After each word, I’d also go around and check all the students that I knew couldn’t read well to make sure they hadn’t missed the word I had called. Since the words got circled and stayed up on the board, they had the entire game to find the words they needed. Other than understanding how to play bingo and win, there was nothing else to it. Even the slowest student could manage to cover words if given thirty minutes total to find them, right?
During the bingo game, the slow boy took to either folding up his markers into small shapes, punching the girl sitting next to him, or drawing on the table. The girl next to him punched him right back, and there were no other seats to put the boy, so I was stuck with them waging low stakes warfare in class most of the time I was walking around. The girl is somewhat naughty herself, and ended up stealing some candy from a boy that sat behind her that had won the first double bingo of the day. The slow boy then stole that candy from the naughty girl, and despite being explicitly told NOT to eat the candy, shoved it in his mouth when he thought I wasn’t looking.
He told everyone in the class in Korean, “Don’t play the game! Don’t play! Stop playing the game! The candy tastes terrible! Oh, the candy is so terrible! I want to spit it out! ”

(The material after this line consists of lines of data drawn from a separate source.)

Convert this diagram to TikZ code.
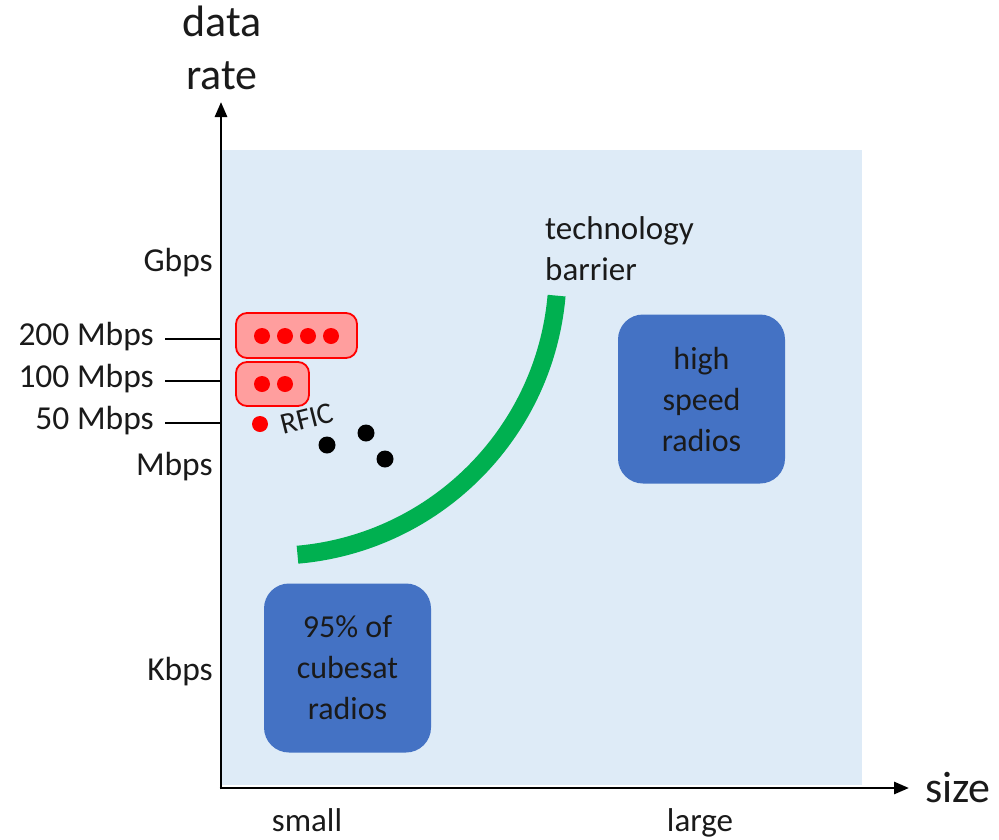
\documentclass[tikz,border=0pt]{standalone}
\usepackage{fontspec}
\setmainfont{Carlito}
\usetikzlibrary{arrows.meta}
\definecolor{bgblue}{HTML}{DEEBF7}
\definecolor{boxblue}{HTML}{4472C4}
\definecolor{chipfill}{HTML}{FF9E9E}
\definecolor{barriergreen}{HTML}{00B050}
\definecolor{txt}{HTML}{1A1A1A}
\begin{document}
\begin{tikzpicture}[x=1pt,y=-1pt,
  axisline/.style={line width=2.8pt,draw=black,-{Triangle[length=15pt,width=12pt]}},
  tickline/.style={line width=2.4pt,draw=black},
  ticklabel/.style={font=\fontsize{33.5}{38}\selectfont,text=txt,anchor=base east,inner sep=0pt},
  biglabel/.style={font=\fontsize{44}{53}\selectfont,text=txt,inner sep=0pt,align=center},
  lbl/.style={font=\fontsize{33}{41}\selectfont,text=txt,inner sep=0pt},
  bluebox/.style={fill=boxblue,rounded corners=25pt,minimum width=167pt,minimum height=169pt,
    align=center,font=\fontsize{32}{41}\selectfont,text=txt,inner sep=0pt},
  chipbox/.style={fill=chipfill,draw=red,line width=1.8pt,rounded corners=11pt,inner sep=0pt},
  reddot/.style={circle,fill=red,minimum size=16pt,inner sep=0pt},
  blackdot/.style={circle,fill=black,minimum size=17pt,inner sep=0pt},
  barrierline/.style={draw=barriergreen,line width=18pt}
]
\useasboundingbox (0,0) rectangle (999,839);
% background region
\fill[bgblue] (222,150) rectangle (862,785);
% axes
\coordinate (origin) at (221,788);
\coordinate (ytip) at (221,102);
\coordinate (xtip) at (909,788);
\coordinate (xstart) at (219.6,788);
\coordinate (ystart) at (221,789.4);
\draw[axisline] (ystart) -- (ytip);
\draw[axisline] (xstart) -- (xtip);
\node[biglabel] (ylabel) at (222,48) {data\\rate};
\node[biglabel,anchor=base west] (xlabel) at (925,802) {size};
% ticks
\coordinate (t200) at (165,339);
\coordinate (t100) at (165,381);
\coordinate (t50) at (165,423);
\draw[tickline] (t200) -- (t200 -| origin);
\draw[tickline] (t100) -- (t100 -| origin);
\draw[tickline] (t50) -- (t50 -| origin);
\node[ticklabel] (gbps) at (213,271) {Gbps};
\node[ticklabel] (l200) at (154,345) {200 Mbps};
\node[ticklabel] (l100) at (154,387) {100 Mbps};
\node[ticklabel] (l50) at (154,429) {50 Mbps};
\node[ticklabel] (mbps) at (213,475) {Mbps};
\node[ticklabel] (kbps) at (213,680) {Kbps};
\node[lbl,anchor=base] (small) at (307,831) {small};
\node[lbl,anchor=base] (large) at (700,831) {large};
% technology barrier
\coordinate (arcstart) at (297.5,554.7);
\draw[barrierline] (arcstart) arc[start angle=85,end angle=5,radius=285];
\node[lbl,anchor=north west,align=left] (barrierlabel) at (545,216) {technology\\barrier};
% blue boxes
\node[bluebox] (highspeed) at (701.5,399) {high\\speed\\radios};
\node[bluebox] (cubesat) at (347.5,668) {95\% of\\cubesat\\radios};
% RFIC chips
\node[chipbox,minimum width=121pt,minimum height=45pt] (chip4) at (296.5,335.5) {};
\node[chipbox,minimum width=73pt,minimum height=44pt] (chip2) at (272.5,384) {};
\foreach \x/\n in {262/a,285/b,308/c,331/d}{
  \node[reddot] (c4\n) at (\x,336) {};
}
\foreach \x/\n in {262/a,285/b}{
  \node[reddot] (c2\n) at (\x,384) {};
}
\node[reddot] (rfic) at (260,424) {};
\node[lbl,font=\fontsize{30}{36}\selectfont,rotate=14] (rficlabel) at (307,418.5) {RFIC};
\node[blackdot] (k1) at (327,445) {};
\node[blackdot] (k2) at (366,433) {};
\node[blackdot] (k3) at (385,459) {};
\end{tikzpicture}
\end{document}
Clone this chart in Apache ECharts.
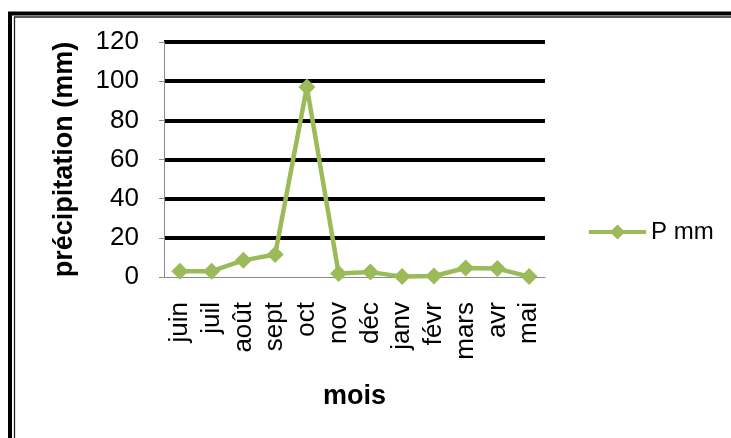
<!DOCTYPE html>
<html>
<head>
<meta charset="utf-8">
<script src="https://cdn.jsdelivr.net/npm/echarts@6/dist/echarts.min.js"></script>
<style>
  html, body { margin: 0; padding: 0; background: #fff; }
  #chart { width: 731px; height: 438px; }
</style>
</head>
<body>
<div id="chart"></div>
<script>
// Monthly precipitation (mm), June to May
const months = ['juin', 'juil', 'août', 'sept', 'oct', 'nov', 'déc', 'janv', 'févr', 'mars', 'avr', 'mai'];
const precipitation = [3, 3, 8.5, 11.5, 97, 1.8, 2.5, 0.2, 0.5, 4.6, 4.3, 0.2];
const seriesName = 'P mm';
const yTicks = [0, 20, 40, 60, 80, 100, 120];

const font = '"Liberation Sans", Arial, sans-serif';
const green = '#9BBB59';

const chart = echarts.init(document.getElementById('chart'), null, { renderer: 'canvas' });

chart.setOption({
  animation: false,
  backgroundColor: '#fff',
  graphic: [
    // double frame around the chart area
    { type: 'rect', shape: { x: 10, y: 13.5, width: 760, height: 460 },
      style: { fill: 'none', stroke: '#000', lineWidth: 4 } },
    { type: 'rect', shape: { x: 14.5, y: 17, width: 760, height: 460 },
      style: { fill: 'none', stroke: '#222', lineWidth: 1.3 } }
  ],
  grid: { left: 164, right: 186, top: 42, height: 235, containLabel: false },
  legend: {
    data: [seriesName],
    left: 582, top: 215,
    itemWidth: 57, itemHeight: 19, itemGap: 0,
    lineStyle: { width: 4 },
    textStyle: { fontFamily: font, fontSize: 24, color: '#000', padding: [0, 0, 0, 0] }
  },
  xAxis: {
    type: 'category',
    data: months,
    boundaryGap: true,
    name: 'mois',
    nameLocation: 'middle',
    nameGap: 106,
    nameTextStyle: { fontFamily: font, fontSize: 27, fontWeight: 'bold', color: '#000' },
    axisLine: { show: true, lineStyle: { color: '#8a8a8a', width: 1 } },
    axisTick: { show: false },
    axisLabel: {
      rotate: 90, interval: 0, margin: 25,
      fontFamily: font, fontSize: 26, color: '#000'
    },
    splitLine: { show: false }
  },
  yAxis: {
    type: 'value',
    min: yTicks[0], max: yTicks[yTicks.length - 1], interval: 20,
    name: 'précipitation (mm)',
    nameLocation: 'middle',
    nameGap: 86,
    nameRotate: 90,
    nameTextStyle: { fontFamily: font, fontSize: 27, fontWeight: 'bold', color: '#000' },
    axisLine: { show: true, lineStyle: { color: '#8a8a8a', width: 1 } },
    axisTick: { show: true, length: 5, lineStyle: { color: '#8a8a8a' } },
    axisLabel: { margin: 25, fontFamily: font, fontSize: 26, color: '#000' },
    splitLine: {
      show: true,
      lineStyle: {
        color: ['rgba(0,0,0,0)', '#000', '#000', '#000', '#000', '#000', '#000'],
        width: 4
      }
    }
  },
  series: [{
    name: seriesName,
    type: 'line',
    data: precipitation,
    symbol: 'diamond',
    symbolSize: 17,
    itemStyle: { color: green },
    lineStyle: { color: green, width: 4.5 }
  }]
});
</script>
</body>
</html>
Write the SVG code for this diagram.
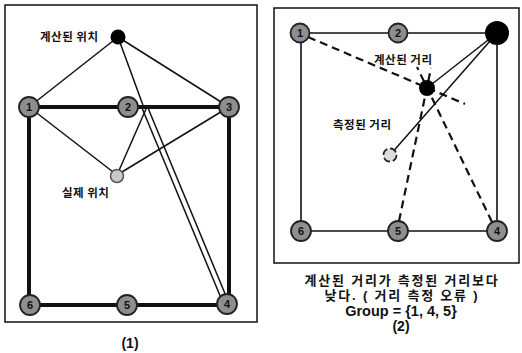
<svg xmlns="http://www.w3.org/2000/svg" width="522" height="353" viewBox="0 0 522 353">
<style>
.frame{fill:none;stroke:#111;stroke-width:1.5}
.thick{stroke:#111;stroke-width:4;fill:none}
.thin{stroke:#111;stroke-width:1.5;fill:none}
.sq{stroke:#111;stroke-width:1.6;fill:none}
.dash{stroke:#111;stroke-width:2.2;fill:none;stroke-dasharray:8 5}
.node{fill:#8e8e8e;stroke:#222;stroke-width:1.8}
.num{font-family:"Liberation Sans",Arial,sans-serif;font-size:11px;font-weight:bold;fill:#111;text-anchor:middle}
.lbl{font-family:"Noto Sans CJK KR","Noto Sans",sans-serif;font-size:11.5px;font-weight:bold;fill:#111;letter-spacing:0.5px}
.cap{font-family:"Liberation Sans","Noto Sans CJK KR",sans-serif;font-size:14px;font-weight:bold;fill:#111;text-anchor:middle}
.kr{font-size:13px;letter-spacing:1.8px}
</style>
<rect width="522" height="353" fill="#fff"/>
<rect class="frame" x="5" y="5" width="252" height="317"/>
<rect class="frame" x="274" y="8" width="245" height="255"/>
<g id="connectors">
<path class="thick" d="M29 107 H229 V305 H29 Z"/>
<line class="thin" x1="118" y1="37" x2="29" y2="107"/>
<line class="thin" x1="118" y1="37" x2="229" y2="107"/>
<line class="thin" x1="118" y1="37" x2="144" y2="108"/>
<line class="thin" x1="142" y1="108" x2="221" y2="298"/>
<line class="thin" x1="148" y1="108" x2="226" y2="296"/>
<line class="thin" x1="117" y1="175" x2="29" y2="107"/>
<line class="thin" x1="117" y1="175" x2="146" y2="109"/>
<line class="thin" x1="117" y1="175" x2="229" y2="107"/>
<path class="sq" d="M301 33 H497 V231 H301 Z"/>
<line class="thin" x1="497" y1="33" x2="427" y2="88"/>
<line class="thin" x1="497" y1="33" x2="390" y2="155"/>
<line class="dash" x1="308" y1="37" x2="465" y2="104"/>
<line class="dash" x1="399" y1="221" x2="431" y2="68"/>
<line class="dash" x1="492" y1="222" x2="417" y2="67"/>
</g>
<g id="p1-node1"><circle class="node" cx="29" cy="107" r="10"/><text class="num" x="29" y="111">1</text></g>
<g id="p1-node2"><circle class="node" cx="128" cy="107" r="10"/><text class="num" x="128" y="111">2</text></g>
<g id="p1-node3"><circle class="node" cx="229" cy="107" r="10"/><text class="num" x="229" y="111">3</text></g>
<g id="p1-node4"><circle class="node" cx="227" cy="304" r="10"/><text class="num" x="227" y="308">4</text></g>
<g id="p1-node5"><circle class="node" cx="127" cy="305" r="10"/><text class="num" x="127" y="309">5</text></g>
<g id="p1-node6"><circle class="node" cx="30" cy="305" r="10"/><text class="num" x="30" y="309">6</text></g>
<g id="p1-calc"><circle cx="118" cy="37" r="7.5" fill="#000"/><text class="lbl" x="40" y="41">계산된 위치</text></g>
<g id="p1-actual"><circle cx="117" cy="176" r="6.5" fill="#c8c8c8" stroke="#555" stroke-width="1.5"/><text class="lbl" x="62" y="197">실제 위치</text></g>
<g id="p2-node1"><circle class="node" cx="300" cy="33" r="9.5"/><text class="num" x="300" y="37">1</text></g>
<g id="p2-node2"><circle class="node" cx="398" cy="33" r="9.5"/><text class="num" x="398" y="37">2</text></g>
<g id="p2-node3"><circle cx="497" cy="33" r="12" fill="#000"/></g>
<g id="p2-node4"><circle class="node" cx="497" cy="231" r="10"/><text class="num" x="497" y="235">4</text></g>
<g id="p2-node5"><circle class="node" cx="398" cy="231" r="10"/><text class="num" x="398" y="235">5</text></g>
<g id="p2-node6"><circle class="node" cx="301" cy="231" r="10"/><text class="num" x="301" y="235">6</text></g>
<g id="p2-calc"><circle cx="427" cy="88" r="8" fill="#000"/><text class="lbl" x="374" y="64">계산된 거리</text></g>
<g id="p2-actual"><circle cx="390" cy="155" r="6.5" fill="#ddd" stroke="#222" stroke-width="1.8" stroke-dasharray="7 3"/><text class="lbl" x="333" y="129">측정된 거리</text></g>
<g id="captions">
<text class="cap" x="130" y="348">(1)</text>
<text class="cap kr" x="402" y="285">계산된 거리가 측정된 거리보다</text>
<text class="cap kr" x="402" y="300">낮다. ( 거리 측정 오류 )</text>
<text class="cap" x="401" y="316" style="font-size:14.5px">Group = {1, 4, 5}</text>
<text class="cap" x="401" y="331">(2)</text>
</g>
</svg>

I turned around when I heard him try to complain about my candy. I walked over and starting smiling at him. “Did you eat the candy when I said you couldn’t?” He wouldn’t answer, because he had the candy in his mouth and didn’t want to get caught. At the same time he wanted to spit it out and had to keep his hand over his mouth just to keep from launching it across the room. I just kept watching him, so that he couldn’t spit out the candy. Watching his face as he tried not to spit out that candy was so amusing, but had he actually gotten sick I’d have felt terrible. I think from the way he was protesting it was more about trying to give me a headache than actually not liking the candy. Forbidden classroom consumed sugar is still sugar after all.
“Oh, is the candy bad? Don’t say that, because you shouldn’t be eating it in class. No one else eat the candy in class, and if you don’t like it, just give it to a friend next time. I don’t want to hear you don’t like my candy.”
So, while the bad student did try to sabotage the class, I got the best of him this time. If I had been a first year teacher I’d probably have lost my cool and gotten taken by his antics, but to see him choke down some bad candy made my day. The rest of the class loved getting the candy as a prize, and I had exactly the right amount to award everyone with something, but for winners to get just a little bit more to make them feel special.